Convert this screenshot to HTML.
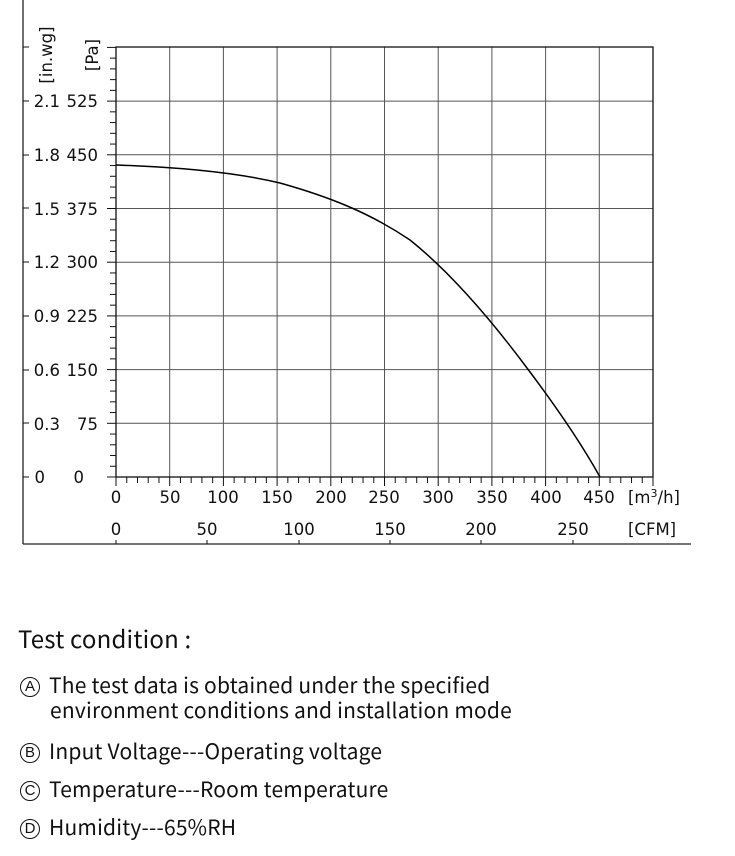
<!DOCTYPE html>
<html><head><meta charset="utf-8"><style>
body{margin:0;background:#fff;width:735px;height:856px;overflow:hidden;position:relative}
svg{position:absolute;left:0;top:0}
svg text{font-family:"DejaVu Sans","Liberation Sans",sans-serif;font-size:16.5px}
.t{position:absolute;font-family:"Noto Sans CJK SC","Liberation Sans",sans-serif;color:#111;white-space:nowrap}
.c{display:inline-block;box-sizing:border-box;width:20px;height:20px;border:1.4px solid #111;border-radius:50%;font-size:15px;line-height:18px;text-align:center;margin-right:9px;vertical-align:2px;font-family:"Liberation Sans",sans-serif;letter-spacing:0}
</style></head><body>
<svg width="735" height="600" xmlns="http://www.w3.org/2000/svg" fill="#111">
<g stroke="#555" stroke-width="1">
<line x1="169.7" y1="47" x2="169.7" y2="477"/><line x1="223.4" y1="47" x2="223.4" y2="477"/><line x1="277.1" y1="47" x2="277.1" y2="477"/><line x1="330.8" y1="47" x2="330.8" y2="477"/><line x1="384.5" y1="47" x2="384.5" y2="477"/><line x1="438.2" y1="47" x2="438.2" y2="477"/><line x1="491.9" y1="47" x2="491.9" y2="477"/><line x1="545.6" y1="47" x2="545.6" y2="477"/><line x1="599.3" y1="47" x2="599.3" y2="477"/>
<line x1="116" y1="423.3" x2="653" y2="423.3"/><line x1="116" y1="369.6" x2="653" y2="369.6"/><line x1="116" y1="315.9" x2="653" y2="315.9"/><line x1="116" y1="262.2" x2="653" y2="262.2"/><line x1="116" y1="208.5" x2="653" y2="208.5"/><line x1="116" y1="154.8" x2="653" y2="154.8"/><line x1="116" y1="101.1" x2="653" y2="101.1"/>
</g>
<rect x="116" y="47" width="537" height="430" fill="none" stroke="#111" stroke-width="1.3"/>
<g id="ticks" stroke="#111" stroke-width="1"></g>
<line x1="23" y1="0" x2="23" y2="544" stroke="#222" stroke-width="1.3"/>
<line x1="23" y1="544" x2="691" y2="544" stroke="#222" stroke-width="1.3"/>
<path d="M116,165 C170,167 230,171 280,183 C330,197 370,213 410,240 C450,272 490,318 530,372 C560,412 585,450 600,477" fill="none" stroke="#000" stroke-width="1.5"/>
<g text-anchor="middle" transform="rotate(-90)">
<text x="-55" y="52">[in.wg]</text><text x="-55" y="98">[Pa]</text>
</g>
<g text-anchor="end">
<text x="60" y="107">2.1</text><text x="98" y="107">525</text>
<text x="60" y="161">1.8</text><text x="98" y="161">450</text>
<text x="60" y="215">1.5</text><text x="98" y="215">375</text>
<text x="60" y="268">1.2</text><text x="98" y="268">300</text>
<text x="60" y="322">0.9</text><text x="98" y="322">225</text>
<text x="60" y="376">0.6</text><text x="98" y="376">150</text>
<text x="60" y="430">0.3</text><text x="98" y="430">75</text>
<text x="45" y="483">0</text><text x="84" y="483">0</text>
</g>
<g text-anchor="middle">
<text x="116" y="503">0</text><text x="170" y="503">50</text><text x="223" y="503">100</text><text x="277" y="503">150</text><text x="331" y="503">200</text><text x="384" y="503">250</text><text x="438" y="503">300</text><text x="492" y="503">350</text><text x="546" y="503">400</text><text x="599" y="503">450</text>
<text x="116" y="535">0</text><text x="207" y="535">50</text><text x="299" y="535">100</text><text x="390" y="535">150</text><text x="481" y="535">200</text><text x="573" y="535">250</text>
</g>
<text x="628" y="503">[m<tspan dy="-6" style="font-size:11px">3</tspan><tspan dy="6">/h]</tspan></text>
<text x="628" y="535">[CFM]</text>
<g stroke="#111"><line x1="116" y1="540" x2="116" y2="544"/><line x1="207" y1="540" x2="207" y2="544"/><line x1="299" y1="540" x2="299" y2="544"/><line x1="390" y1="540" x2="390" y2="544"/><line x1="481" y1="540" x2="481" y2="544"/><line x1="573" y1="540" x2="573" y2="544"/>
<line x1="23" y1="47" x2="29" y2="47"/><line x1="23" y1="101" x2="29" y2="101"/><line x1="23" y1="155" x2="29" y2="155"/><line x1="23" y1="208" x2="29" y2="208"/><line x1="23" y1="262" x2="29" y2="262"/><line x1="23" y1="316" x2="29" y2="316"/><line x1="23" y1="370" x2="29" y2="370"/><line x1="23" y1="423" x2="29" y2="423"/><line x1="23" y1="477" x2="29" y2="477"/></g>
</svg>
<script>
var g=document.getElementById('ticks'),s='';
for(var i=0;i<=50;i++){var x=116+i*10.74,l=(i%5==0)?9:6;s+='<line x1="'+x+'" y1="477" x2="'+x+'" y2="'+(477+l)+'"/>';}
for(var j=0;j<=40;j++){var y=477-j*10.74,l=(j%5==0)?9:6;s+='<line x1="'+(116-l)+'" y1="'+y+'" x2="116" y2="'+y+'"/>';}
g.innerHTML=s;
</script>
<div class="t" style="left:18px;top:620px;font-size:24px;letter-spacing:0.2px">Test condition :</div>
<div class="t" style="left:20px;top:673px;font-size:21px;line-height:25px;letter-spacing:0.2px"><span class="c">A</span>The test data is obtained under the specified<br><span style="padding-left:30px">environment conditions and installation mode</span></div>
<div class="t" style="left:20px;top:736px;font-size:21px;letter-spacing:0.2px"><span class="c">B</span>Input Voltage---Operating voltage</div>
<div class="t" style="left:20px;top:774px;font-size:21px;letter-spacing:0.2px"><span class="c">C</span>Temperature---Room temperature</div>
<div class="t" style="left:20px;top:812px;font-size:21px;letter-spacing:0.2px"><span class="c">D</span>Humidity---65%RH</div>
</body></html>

• **Challenge**
Ignore the images and quote every line of the listing exactly.

• **Response to the exercise**
Convert this screenshot to HTML.
<!DOCTYPE html>
<html><head><meta charset="utf-8"><style>
body{margin:0;background:#fff;width:735px;height:856px;overflow:hidden;position:relative}
svg{position:absolute;left:0;top:0}
svg text{font-family:"DejaVu Sans","Liberation Sans",sans-serif;font-size:16.5px}
.t{position:absolute;font-family:"Noto Sans CJK SC","Liberation Sans",sans-serif;color:#111;white-space:nowrap}
.c{display:inline-block;box-sizing:border-box;width:20px;height:20px;border:1.4px solid #111;border-radius:50%;font-size:15px;line-height:18px;text-align:center;margin-right:9px;vertical-align:2px;font-family:"Liberation Sans",sans-serif;letter-spacing:0}
</style></head><body>
<svg width="735" height="600" xmlns="http://www.w3.org/2000/svg" fill="#111">
<g stroke="#555" stroke-width="1">
<line x1="169.7" y1="47" x2="169.7" y2="477"/><line x1="223.4" y1="47" x2="223.4" y2="477"/><line x1="277.1" y1="47" x2="277.1" y2="477"/><line x1="330.8" y1="47" x2="330.8" y2="477"/><line x1="384.5" y1="47" x2="384.5" y2="477"/><line x1="438.2" y1="47" x2="438.2" y2="477"/><line x1="491.9" y1="47" x2="491.9" y2="477"/><line x1="545.6" y1="47" x2="545.6" y2="477"/><line x1="599.3" y1="47" x2="599.3" y2="477"/>
<line x1="116" y1="423.3" x2="653" y2="423.3"/><line x1="116" y1="369.6" x2="653" y2="369.6"/><line x1="116" y1="315.9" x2="653" y2="315.9"/><line x1="116" y1="262.2" x2="653" y2="262.2"/><line x1="116" y1="208.5" x2="653" y2="208.5"/><line x1="116" y1="154.8" x2="653" y2="154.8"/><line x1="116" y1="101.1" x2="653" y2="101.1"/>
</g>
<rect x="116" y="47" width="537" height="430" fill="none" stroke="#111" stroke-width="1.3"/>
<g id="ticks" stroke="#111" stroke-width="1"></g>
<line x1="23" y1="0" x2="23" y2="544" stroke="#222" stroke-width="1.3"/>
<line x1="23" y1="544" x2="691" y2="544" stroke="#222" stroke-width="1.3"/>
<path d="M116,165 C170,167 230,171 280,183 C330,197 370,213 410,240 C450,272 490,318 530,372 C560,412 585,450 600,477" fill="none" stroke="#000" stroke-width="1.5"/>
<g text-anchor="middle" transform="rotate(-90)">
<text x="-55" y="52">[in.wg]</text><text x="-55" y="98">[Pa]</text>
</g>
<g text-anchor="end">
<text x="60" y="107">2.1</text><text x="98" y="107">525</text>
<text x="60" y="161">1.8</text><text x="98" y="161">450</text>
<text x="60" y="215">1.5</text><text x="98" y="215">375</text>
<text x="60" y="268">1.2</text><text x="98" y="268">300</text>
<text x="60" y="322">0.9</text><text x="98" y="322">225</text>
<text x="60" y="376">0.6</text><text x="98" y="376">150</text>
<text x="60" y="430">0.3</text><text x="98" y="430">75</text>
<text x="45" y="483">0</text><text x="84" y="483">0</text>
</g>
<g text-anchor="middle">
<text x="116" y="503">0</text><text x="170" y="503">50</text><text x="223" y="503">100</text><text x="277" y="503">150</text><text x="331" y="503">200</text><text x="384" y="503">250</text><text x="438" y="503">300</text><text x="492" y="503">350</text><text x="546" y="503">400</text><text x="599" y="503">450</text>
<text x="116" y="535">0</text><text x="207" y="535">50</text><text x="299" y="535">100</text><text x="390" y="535">150</text><text x="481" y="535">200</text><text x="573" y="535">250</text>
</g>
<text x="628" y="503">[m<tspan dy="-6" style="font-size:11px">3</tspan><tspan dy="6">/h]</tspan></text>
<text x="628" y="535">[CFM]</text>
<g stroke="#111"><line x1="116" y1="540" x2="116" y2="544"/><line x1="207" y1="540" x2="207" y2="544"/><line x1="299" y1="540" x2="299" y2="544"/><line x1="390" y1="540" x2="390" y2="544"/><line x1="481" y1="540" x2="481" y2="544"/><line x1="573" y1="540" x2="573" y2="544"/>
<line x1="23" y1="47" x2="29" y2="47"/><line x1="23" y1="101" x2="29" y2="101"/><line x1="23" y1="155" x2="29" y2="155"/><line x1="23" y1="208" x2="29" y2="208"/><line x1="23" y1="262" x2="29" y2="262"/><line x1="23" y1="316" x2="29" y2="316"/><line x1="23" y1="370" x2="29" y2="370"/><line x1="23" y1="423" x2="29" y2="423"/><line x1="23" y1="477" x2="29" y2="477"/></g>
</svg>
<script>
var g=document.getElementById('ticks'),s='';
for(var i=0;i<=50;i++){var x=116+i*10.74,l=(i%5==0)?9:6;s+='<line x1="'+x+'" y1="477" x2="'+x+'" y2="'+(477+l)+'"/>';}
for(var j=0;j<=40;j++){var y=477-j*10.74,l=(j%5==0)?9:6;s+='<line x1="'+(116-l)+'" y1="'+y+'" x2="116" y2="'+y+'"/>';}
g.innerHTML=s;
</script>
<div class="t" style="left:18px;top:620px;font-size:24px;letter-spacing:0.2px">Test condition :</div>
<div class="t" style="left:20px;top:673px;font-size:21px;line-height:25px;letter-spacing:0.2px"><span class="c">A</span>The test data is obtained under the specified<br><span style="padding-left:30px">environment conditions and installation mode</span></div>
<div class="t" style="left:20px;top:736px;font-size:21px;letter-spacing:0.2px"><span class="c">B</span>Input Voltage---Operating voltage</div>
<div class="t" style="left:20px;top:774px;font-size:21px;letter-spacing:0.2px"><span class="c">C</span>Temperature---Room temperature</div>
<div class="t" style="left:20px;top:812px;font-size:21px;letter-spacing:0.2px"><span class="c">D</span>Humidity---65%RH</div>
</body></html>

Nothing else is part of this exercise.